▸ **THE TASK**:
Word for word, quote all of the material, omitting the pictures.

---------------

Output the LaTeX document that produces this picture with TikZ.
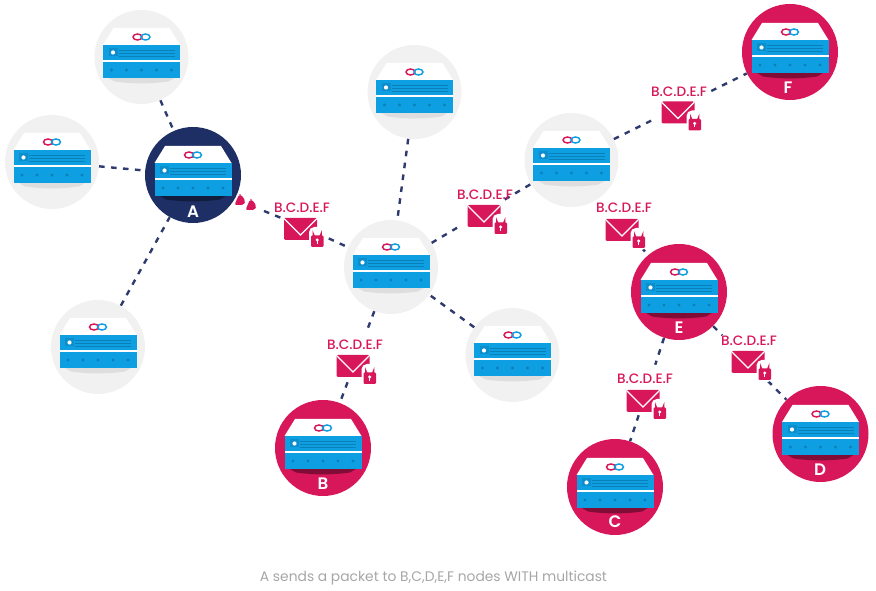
\documentclass[tikz,border=0pt]{standalone}
\usepackage{fontspec}
\setmainfont{Poppins}
\newfontfamily\tagfont{Poppins Medium}
\newfontfamily\letterfont{Poppins SemiBold}
\usetikzlibrary{positioning}

\definecolor{crimson}{HTML}{D8175A}
\definecolor{navy}{HTML}{1E2F66}
\definecolor{linknavy}{HTML}{2F3B6E}
\definecolor{softgray}{HTML}{F1F1F1}
\definecolor{bandblue}{HTML}{0E9FE2}
\definecolor{darkblue}{HTML}{0B7FB8}

\tikzset{
  plainnode/.style={circle, fill=softgray, minimum size=70.5pt, inner sep=0pt},
  hostnode/.style={circle, fill=crimson, minimum size=72pt, inner sep=0pt},
  srcnode/.style={circle, fill=navy, minimum size=72pt, inner sep=0pt},
  mailnode/.style={rectangle, minimum width=33.75pt, minimum height=37.5pt, inner sep=0pt},
  link/.style={draw=linknavy, line width=1.8pt, dash pattern=on 4.2pt off 4.8pt},
  tag/.style={text=crimson, font=\tagfont\fontsize{10.2}{11}\selectfont, inner sep=0pt},
  letter/.style={text=white, font=\letterfont\fontsize{12.5}{13}\selectfont, inner sep=0pt},
  pics/server/.style={code={
    \fill[black, opacity=#1] (-33,21) -- (33,21) -- (27,24.5) .. controls (10,27) and (-10,27) .. (-27,24.5) -- cycle;
    \fill[white] (-38.5,-12) -- (-28,-29) -- (28,-29) -- (38.5,-12) -- cycle;
    \fill[white] (-38.5,-12) rectangle (38.5,21);
    \fill[bandblue] (-38.5,-12) rectangle (38.5,3);
    \fill[bandblue] (-38.5,5) rectangle (38.5,21);
    \draw[crimson, line width=1.1pt] (-4,-20) ellipse (4.5 and 3);
    \draw[bandblue, line width=1.1pt] (4,-20) ellipse (4.5 and 3);
    \fill[darkblue, opacity=.5] (-33,-8.5) rectangle (-24,-.5);
    \fill[white] (-28.5,-4.5) circle (2.1);
    \draw[darkblue, line width=.6pt] (-23,-7) -- (33,-7);
    \draw[darkblue, line width=.6pt] (-23,-4) -- (33,-4);
    \draw[darkblue, line width=.6pt] (-23,-1) -- (33,-1);
    \foreach \px in {-30,-15,0,15,30}
      \fill[darkblue] (\px,13) circle (1.6);
  }},
  envelope/.pic={
    \fill[crimson, rounded corners=1pt] (-16.5,-11) rectangle (16.5,11);
    \draw[white, line width=.9pt] (-16,-10) -- (0,6) -- (16,-10);
    \fill[white, rounded corners=4pt] (8.5,-2) rectangle (25,20);
    \draw[crimson, line width=1pt] (12.7,7) -- (12.7,4.5) arc[start angle=180, end angle=0, radius=4] -- (20.7,7);
    \fill[crimson, rounded corners=.8pt] (10.5,6.5) rectangle (23,18);
    \fill[white] (16.7,11) circle (1.7);
    \fill[white] (16,11) rectangle (17.4,15);
  },
  packet/.pic={
    \fill[crimson, rounded corners=1.5pt] (-5.5,5) -- (-1,-5.5) -- (1,-5.5) -- (5.5,1) -- (4,5) -- cycle;
  }
}

\begin{document}
\begin{tikzpicture}[x=0.75pt, y=-0.75pt]
\useasboundingbox (0,0) rectangle (876,591);

\node[plainnode] (topleft) at (141.5,57) {};
\node[plainnode] (left) at (52,162) {};
\node[plainnode] (lowleft) at (98,347) {};
\node[plainnode] (topmid) at (414.5,92) {};
\node[plainnode] (hub) at (391,267) {};
\node[plainnode] (lowmid) at (512.5,355) {};
\node[plainnode] (upper) at (571.5,160) {};
\node[srcnode] (A) at (193,175) {};
\node[hostnode] (B) at (323,448) {};
\node[hostnode] (C) at (615,487) {};
\node[hostnode] (D) at (820.5,434) {};
\node[hostnode] (E) at (679,292) {};
\node[hostnode] (F) at (790,52) {};

\node[mailnode] (mailA) at (306,228) {};
\node[mailnode] (mailB) at (357,357) {};
\node[mailnode] (mailC) at (647,390) {};
\node[mailnode] (mailD) at (745,358) {};
\node[mailnode] (mailE) at (620,222) {};
\node[mailnode, minimum width=42pt] (mailF) at (683,105) {};
\node[mailnode] (mailH) at (482,213) {};

\coordinate (startA) at (264,211);

\draw[link] (topleft) -- (A);
\draw[link] (left) -- (A);
\draw[link] (lowleft) -- (A);
\draw[link] (topmid) -- (hub);
\draw[link] (lowmid) -- (hub);
\draw[link] (startA) -- (mailA);
\draw[link] (mailA) -- (hub);
\draw[link] (hub) -- (mailB);
\draw[link] (mailB) -- (B);
\draw[link] (hub) -- (mailH);
\draw[link] (mailH) -- (upper);
\draw[link] (upper) -- (mailF);
\draw[link] (mailF) -- (F);
\draw[link] (mailE) -- (E);
\draw[link] (E) -- (mailC);
\draw[link] (mailC) -- (C);
\draw[link] (E) -- (mailD);
\draw[link] (mailD) -- (D);

\foreach \n in {topleft,left,lowleft,topmid,hub,lowmid,upper}
  \pic at (\n) {server=.08};
\foreach \n in {A,B,C,D,E,F}
  \pic at (\n) {server=.4};

\foreach \px/\py in {300.5/229,353/366,643/401,748/362,622/230,678/112.5,484/216}
  \pic at (\px,\py) {envelope};

\node[tag] (tagA) at (302,208) {B.C.D.E.F};
\node[tag] (tagB) at (355,345) {B.C.D.E.F};
\node[tag] (tagC) at (645,379) {B.C.D.E.F};
\node[tag] (tagD) at (749,341) {B.C.D.E.F};
\node[tag] (tagE) at (624,208) {B.C.D.E.F};
\node[tag] (tagF) at (679,92) {B.C.D.E.F};
\node[tag] (tagH) at (485,195) {B.C.D.E.F};

\node[letter] (letterA) at (193,212) {A};
\node[letter] (letterB) at (323,484) {B};
\node[letter] (letterC) at (615,522) {C};
\node[letter] (letterD) at (820,470) {D};
\node[letter] (letterE) at (679,328) {E};
\node[letter] (letterF) at (788,88) {F};

\pic at (240,200) {packet};
\pic at (251,205) {packet};

\node[text=black!35, font=\fontsize{10.38}{12}\selectfont] (caption) at (433.5,578) {A sends a packet to B,C,D,E,F nodes WITH multicast};

\end{tikzpicture}
\end{document}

---------------

▸ **COMPLETED EXERCISE**:
Output the LaTeX document that produces this picture with TikZ.
\documentclass[tikz,border=0pt]{standalone}
\usepackage{fontspec}
\setmainfont{Poppins}
\newfontfamily\tagfont{Poppins Medium}
\newfontfamily\letterfont{Poppins SemiBold}
\usetikzlibrary{positioning}

\definecolor{crimson}{HTML}{D8175A}
\definecolor{navy}{HTML}{1E2F66}
\definecolor{linknavy}{HTML}{2F3B6E}
\definecolor{softgray}{HTML}{F1F1F1}
\definecolor{bandblue}{HTML}{0E9FE2}
\definecolor{darkblue}{HTML}{0B7FB8}

\tikzset{
  plainnode/.style={circle, fill=softgray, minimum size=70.5pt, inner sep=0pt},
  hostnode/.style={circle, fill=crimson, minimum size=72pt, inner sep=0pt},
  srcnode/.style={circle, fill=navy, minimum size=72pt, inner sep=0pt},
  mailnode/.style={rectangle, minimum width=33.75pt, minimum height=37.5pt, inner sep=0pt},
  link/.style={draw=linknavy, line width=1.8pt, dash pattern=on 4.2pt off 4.8pt},
  tag/.style={text=crimson, font=\tagfont\fontsize{10.2}{11}\selectfont, inner sep=0pt},
  letter/.style={text=white, font=\letterfont\fontsize{12.5}{13}\selectfont, inner sep=0pt},
  pics/server/.style={code={
    \fill[black, opacity=#1] (-33,21) -- (33,21) -- (27,24.5) .. controls (10,27) and (-10,27) .. (-27,24.5) -- cycle;
    \fill[white] (-38.5,-12) -- (-28,-29) -- (28,-29) -- (38.5,-12) -- cycle;
    \fill[white] (-38.5,-12) rectangle (38.5,21);
    \fill[bandblue] (-38.5,-12) rectangle (38.5,3);
    \fill[bandblue] (-38.5,5) rectangle (38.5,21);
    \draw[crimson, line width=1.1pt] (-4,-20) ellipse (4.5 and 3);
    \draw[bandblue, line width=1.1pt] (4,-20) ellipse (4.5 and 3);
    \fill[darkblue, opacity=.5] (-33,-8.5) rectangle (-24,-.5);
    \fill[white] (-28.5,-4.5) circle (2.1);
    \draw[darkblue, line width=.6pt] (-23,-7) -- (33,-7);
    \draw[darkblue, line width=.6pt] (-23,-4) -- (33,-4);
    \draw[darkblue, line width=.6pt] (-23,-1) -- (33,-1);
    \foreach \px in {-30,-15,0,15,30}
      \fill[darkblue] (\px,13) circle (1.6);
  }},
  envelope/.pic={
    \fill[crimson, rounded corners=1pt] (-16.5,-11) rectangle (16.5,11);
    \draw[white, line width=.9pt] (-16,-10) -- (0,6) -- (16,-10);
    \fill[white, rounded corners=4pt] (8.5,-2) rectangle (25,20);
    \draw[crimson, line width=1pt] (12.7,7) -- (12.7,4.5) arc[start angle=180, end angle=0, radius=4] -- (20.7,7);
    \fill[crimson, rounded corners=.8pt] (10.5,6.5) rectangle (23,18);
    \fill[white] (16.7,11) circle (1.7);
    \fill[white] (16,11) rectangle (17.4,15);
  },
  packet/.pic={
    \fill[crimson, rounded corners=1.5pt] (-5.5,5) -- (-1,-5.5) -- (1,-5.5) -- (5.5,1) -- (4,5) -- cycle;
  }
}

\begin{document}
\begin{tikzpicture}[x=0.75pt, y=-0.75pt]
\useasboundingbox (0,0) rectangle (876,591);

\node[plainnode] (topleft) at (141.5,57) {};
\node[plainnode] (left) at (52,162) {};
\node[plainnode] (lowleft) at (98,347) {};
\node[plainnode] (topmid) at (414.5,92) {};
\node[plainnode] (hub) at (391,267) {};
\node[plainnode] (lowmid) at (512.5,355) {};
\node[plainnode] (upper) at (571.5,160) {};
\node[srcnode] (A) at (193,175) {};
\node[hostnode] (B) at (323,448) {};
\node[hostnode] (C) at (615,487) {};
\node[hostnode] (D) at (820.5,434) {};
\node[hostnode] (E) at (679,292) {};
\node[hostnode] (F) at (790,52) {};

\node[mailnode] (mailA) at (306,228) {};
\node[mailnode] (mailB) at (357,357) {};
\node[mailnode] (mailC) at (647,390) {};
\node[mailnode] (mailD) at (745,358) {};
\node[mailnode] (mailE) at (620,222) {};
\node[mailnode, minimum width=42pt] (mailF) at (683,105) {};
\node[mailnode] (mailH) at (482,213) {};

\coordinate (startA) at (264,211);

\draw[link] (topleft) -- (A);
\draw[link] (left) -- (A);
\draw[link] (lowleft) -- (A);
\draw[link] (topmid) -- (hub);
\draw[link] (lowmid) -- (hub);
\draw[link] (startA) -- (mailA);
\draw[link] (mailA) -- (hub);
\draw[link] (hub) -- (mailB);
\draw[link] (mailB) -- (B);
\draw[link] (hub) -- (mailH);
\draw[link] (mailH) -- (upper);
\draw[link] (upper) -- (mailF);
\draw[link] (mailF) -- (F);
\draw[link] (mailE) -- (E);
\draw[link] (E) -- (mailC);
\draw[link] (mailC) -- (C);
\draw[link] (E) -- (mailD);
\draw[link] (mailD) -- (D);

\foreach \n in {topleft,left,lowleft,topmid,hub,lowmid,upper}
  \pic at (\n) {server=.08};
\foreach \n in {A,B,C,D,E,F}
  \pic at (\n) {server=.4};

\foreach \px/\py in {300.5/229,353/366,643/401,748/362,622/230,678/112.5,484/216}
  \pic at (\px,\py) {envelope};

\node[tag] (tagA) at (302,208) {B.C.D.E.F};
\node[tag] (tagB) at (355,345) {B.C.D.E.F};
\node[tag] (tagC) at (645,379) {B.C.D.E.F};
\node[tag] (tagD) at (749,341) {B.C.D.E.F};
\node[tag] (tagE) at (624,208) {B.C.D.E.F};
\node[tag] (tagF) at (679,92) {B.C.D.E.F};
\node[tag] (tagH) at (485,195) {B.C.D.E.F};

\node[letter] (letterA) at (193,212) {A};
\node[letter] (letterB) at (323,484) {B};
\node[letter] (letterC) at (615,522) {C};
\node[letter] (letterD) at (820,470) {D};
\node[letter] (letterE) at (679,328) {E};
\node[letter] (letterF) at (788,88) {F};

\pic at (240,200) {packet};
\pic at (251,205) {packet};

\node[text=black!35, font=\fontsize{10.38}{12}\selectfont] (caption) at (433.5,578) {A sends a packet to B,C,D,E,F nodes WITH multicast};

\end{tikzpicture}
\end{document}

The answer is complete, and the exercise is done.